**Exercise goal**:
Transcribe every line from the top down to the line with "YAxis, ReferenceLine, ReferenceDot", both ends included, but not the pictures.

**Supplied information**:
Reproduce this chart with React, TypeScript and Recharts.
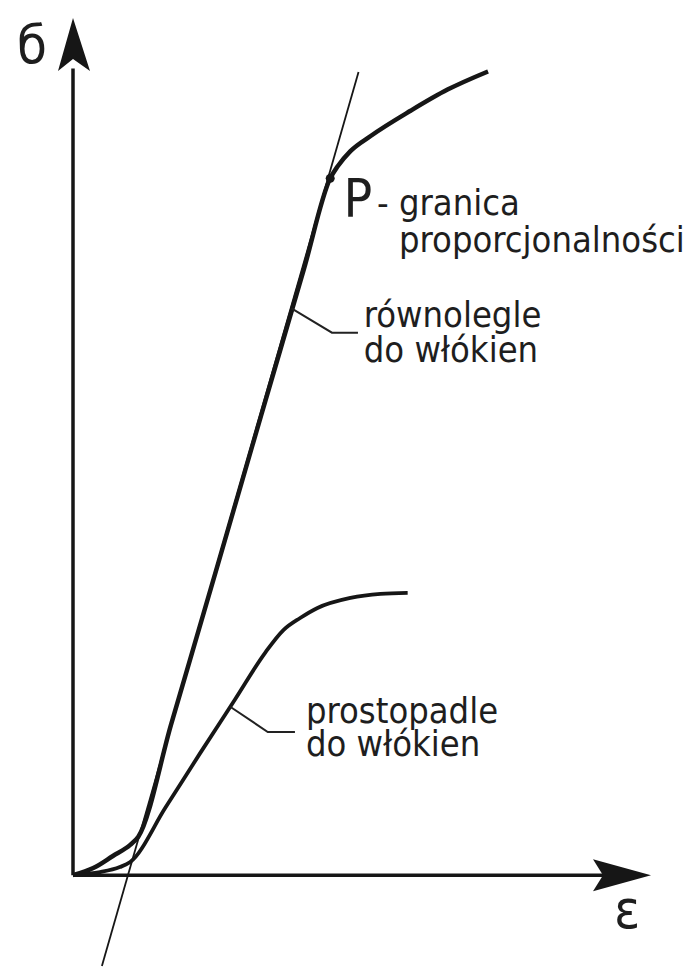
import { LineChart, Line, XAxis, YAxis, ReferenceLine, ReferenceDot } from 'recharts';

// strain (ε) and stress (σ), arbitrary units
const parallelStrain = [0, 3.5, 6.9, 9.9, 11.3, 17.0, 24.8, 32.5, 40.0, 44.5, 45.8, 48.0, 51.5, 58.4, 64.8, 71.8];
const parallelStress = [0, 0.7, 1.9, 3.0, 3.8, 15.0, 30.3, 45.5, 60.2, 69.1, 70.3, 71.8, 73.3, 75.8, 77.9, 79.7];

const perpStrain = [0, 4.7, 8.1, 9.9, 16.0, 22.0, 28.0, 33.3, 36.4, 39.3, 42.3, 48.0, 53.2, 57.9];
const perpStress = [0, 0.3, 0.8, 1.3, 6.7, 12.1, 17.4, 22.1, 24.3, 25.5, 26.5, 27.5, 27.9, 28.0];

// tangent to the linear part of the parallel curve
const tangentStrain = [5.0, 49.4];
const tangentStress = [-9.0, 79.65];

// proportional limit P
const limitP = { e: 44.5, s: 69.1 };

// leader lines to the curve captions
const parallelLeaderStrain = [37.8, 44.8, 49.3];
const parallelLeaderStress = [56.2, 53.8, 53.8];
const perpLeaderStrain = [27.2, 33.7, 38.4];
const perpLeaderStress = [16.7, 14.2, 14.2];

const parallelCaption = ['równolegle', 'do włókien'];
const perpCaption = ['prostopadle', 'do włókien'];
const limitCaption = ['- granica', 'proporcjonalności'];

const toPoints = (xs: number[], ys: number[]) => xs.map((e, i) => ({ e, s: ys[i] }));

const FONT = "'DejaVu Sans Condensed', 'DejaVu Sans', sans-serif";
const INK = '#161616';

// one <text> per caption, extra lines go into tspans
const textShape =
  (lines: string[], size: number, lineGap = 0, indent = 0) =>
  (props: any) => (
    <text
      x={props.cx}
      y={props.cy}
      fontFamily={FONT}
      fontStretch='condensed'
      fontSize={size}
      fill='#1e1e1e'
      textAnchor='start'
    >
      {lines.map((line, i) => (
        <tspan key={i} x={props.cx + (i > 0 ? indent : 0)} dy={i === 0 ? 0 : lineGap}>
          {line}
        </tspan>
      ))}
    </text>
  );

const arrowRight = (props: any) => {
  const { cx, cy } = props;
  return (
    <polygon
      points={`${cx},${cy} ${cx - 58},${cy - 16} ${cx - 48},${cy} ${cx - 58},${cy + 16}`}
      fill={INK}
    />
  );
};

const arrowUp = (props: any) => {
  const { cx, cy } = props;
  return (
    <polygon
      points={`${cx},${cy} ${cx + 17},${cy + 53} ${cx},${cy + 41} ${cx - 15},${cy + 53}`}
      fill={INK}
    />
  );
};

function StressStrainChart() {
  return (
    <LineChart width={698} height={976} margin={{ top: 18, right: 47, bottom: 0, left: 73 }}>
      <XAxis dataKey='e' type='number' domain={[0, 100]} hide allowDataOverflow />
      <YAxis type='number' domain={[-10, 85]} hide allowDataOverflow />

      {/* axes */}
      <ReferenceLine
        segment={[{ x: 0, y: 0 }, { x: 95, y: 0 }]}
        stroke={INK}
        strokeWidth={3.5}
        ifOverflow='visible'
      />
      <ReferenceLine
        segment={[{ x: 0, y: 0 }, { x: 0, y: 80 }]}
        stroke={INK}
        strokeWidth={3.5}
        ifOverflow='visible'
      />
      <ReferenceDot x={100} y={0} r={0} ifOverflow='visible' shape={arrowRight} />
      <ReferenceDot x={0} y={85} r={0} ifOverflow='visible' shape={arrowUp} />

      <Line
        data={toPoints(tangentStrain, tangentStress)}
        dataKey='s'
        type='linear'
        stroke={INK}
        strokeWidth={1.8}
        dot={false}
        isAnimationActive={false}
      />
      <Line
        data={toPoints(parallelStrain, parallelStress)}
        dataKey='s'
        type='monotone'
        stroke={INK}
        strokeWidth={4.5}
        dot={false}
        isAnimationActive={false}
      />
      <Line
        data={toPoints(perpStrain, perpStress)}
        dataKey='s'
        type='monotone'
        stroke={INK}
        strokeWidth={3.8}
        dot={false}
        isAnimationActive={false}
      />
      <Line
        data={toPoints(parallelLeaderStrain, parallelLeaderStress)}
        dataKey='s'
        type='linear'
        stroke='#222'
        strokeWidth={2}
        dot={false}
        isAnimationActive={false}
      />
      <Line
        data={toPoints(perpLeaderStrain, perpLeaderStress)}
        dataKey='s'
        type='linear'
        stroke='#222'
        strokeWidth={2}
        dot={false}
        isAnimationActive={false}
      />

      <ReferenceDot x={limitP.e} y={limitP.s} r={4.5} fill={INK} stroke='none' ifOverflow='visible' />

      {/* axis symbols */}
      <ReferenceDot x={-9.7} y={80.5} r={0} ifOverflow='visible' shape={textShape(['б'], 54)} />
      <ReferenceDot x={93.6} y={-5.2} r={0} ifOverflow='visible' shape={textShape(['ε'], 54)} />

      {/* captions */}
      <ReferenceDot x={46.8} y={65.3} r={0} ifOverflow='visible' shape={textShape(['P'], 53)} />
      <ReferenceDot
        x={52.6}
        y={65.5}
        r={0}
        ifOverflow='visible'
        shape={textShape(limitCaption, 36, 37, 22)}
      />
      <ReferenceDot
        x={50.3}
        y={54.4}
        r={0}
        ifOverflow='visible'
        shape={textShape(parallelCaption, 36, 35)}
      />
      <ReferenceDot
        x={40.3}
        y={15.1}
        r={0}
        ifOverflow='visible'
        shape={textShape(perpCaption, 36, 33)}
      />
    </LineChart>
  );
}

export default function App() {
  return (
    <div style={{ position: 'absolute', left: 0, top: 0, width: 698, height: 976, background: '#fff' }}>
      <StressStrainChart />
    </div>
  );
}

**Solution for this problem**:
Reproduce this chart with React, TypeScript and Recharts.
import { LineChart, Line, XAxis, YAxis, ReferenceLine, ReferenceDot } from 'recharts';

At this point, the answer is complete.